Anyway, the Church used the original Hebrew for the Old Testament and gathered as much material as they could for the New Testament, filtering out all the stuff they didn’t like. Voila, Ιησοΰ was now Iesus (though not Yeezus).
Well, from there, it just takes John Wycliffe in the 15th century translating the first English Bible directly from the Vulgate to go to Jesus. Easy Peasy. Of course, at the time, this version included footnotes in the borders proclaiming anti-Catholic sentiments. The Church, always eager to turn the other cheek, proclaimed him a heretic, burned several of Wycliffe’s followers, and exhumed and burned his corpse as a response.
Back to Yahweh. You’ve probably heard the word Jehovah, from the third Indiana Jones movie if nothing else, where Indy has to walk across the stones marked with letters and he steps on the “J” by mistake and almost falls in. (“Jehovah starts with an ‘I,’ boy!”) Jehovah is the (once again) anglicized version of the Hebrew tetragrammaton (יהוה), or YHWH, approximately. The word’s roots are Canaanite: roughly, “creator of hosts” (meaning armies).
The word Elohim is also used (usually translated as “God”), which sort of means king of the gods, or leader of the gods. That’s right! He used to have his own pantheon, including Asherah (his very own wife) and Baal. I imagine the wife of God must have been pretty overworked most of the time. Anyway, she later filed for divorce and moved to Sumeria.
Yahweh had a brief time as more of a fuzzy, all-thing, animistic deity due to Eastern influences. Then, around the sixth century BC, he was canonized by the Deuteronomist (“lawyer”) priesthood of the Hebrews into being the only god in existence, and all previous scriptural material was either excised or revised accordingly. Bada-boom: Monotheism.
(You may also choose to believe that God was always the same, and Moses wrote the first five books of the Bible, with or without plenary, the direct God’s-mouth-to-scripture-writer’s-hand method … or you can believe both origins at once! It’s a free country.)
So why doesn’t anybody call him Yahweh anymore? After all, the Hindus still call Shiva “Shiva,” and Vishnu “Vishnu.” You see, you may have heard the admonition against taking God’s name in vain. Turns out, that doesn’t mean saying, “God damn it!” or “Jesus Christ!” anytime you smack your thumb with a hammer. No, it means pronouncing the word “Yahweh” aloud, under virtually any circumstances. The Hebrews still scribed the name, but speaking it was forbidden. Leviticus 24:16 states, “He that names the name of Yahweh shall surely be put to death.” Oh. Well, that explains why nobody went around saying it. But why shouldn’t he be named?

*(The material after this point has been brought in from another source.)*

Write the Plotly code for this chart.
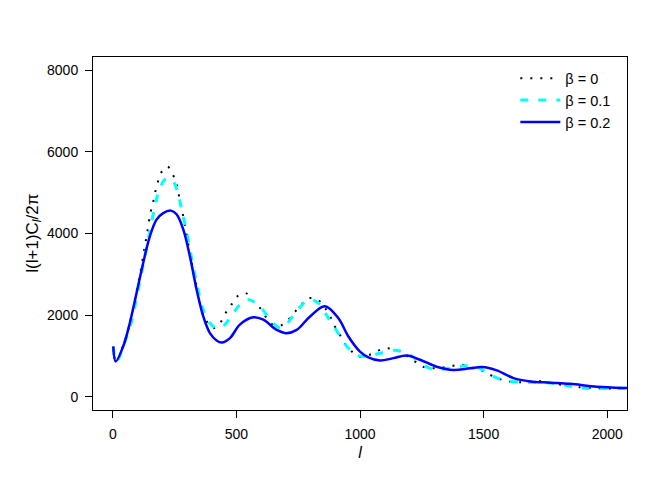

Again, harkening to animistic spiritualism, the true name of something, as it were, was believed to give someone power over it. I think that’s true today as well from a cognitive-language perspective, but we’ll save that for another article. Suffice to say, the priests didn’t want people to think they were in control, so they guarded the use of God’s name, well, religiously. Only the high priest ever said the name Yahweh aloud, once per year, at the temple in Jerusalem, in the “holy of holies,” the super-secret shrine in the center of the temple. In the English Bible, the name is replaced with “THE LORD,” in all caps.
Some churches have recently started using the name Yahweh out of respect and the desire to, you know, correctly address their deity. But the Catholic Church and many other sects have decided that they won’t advertise it widely. Whether that’s because they like the idea that “God” almost universally means the Christian god, or because they don’t want to cheese off the Jews by blabbing God’s name around everywhere, or because they maybe don’t want to incur his wrath by being careless, I couldn’t say. Perhaps you could, though, if you’re feeling a little cheeky.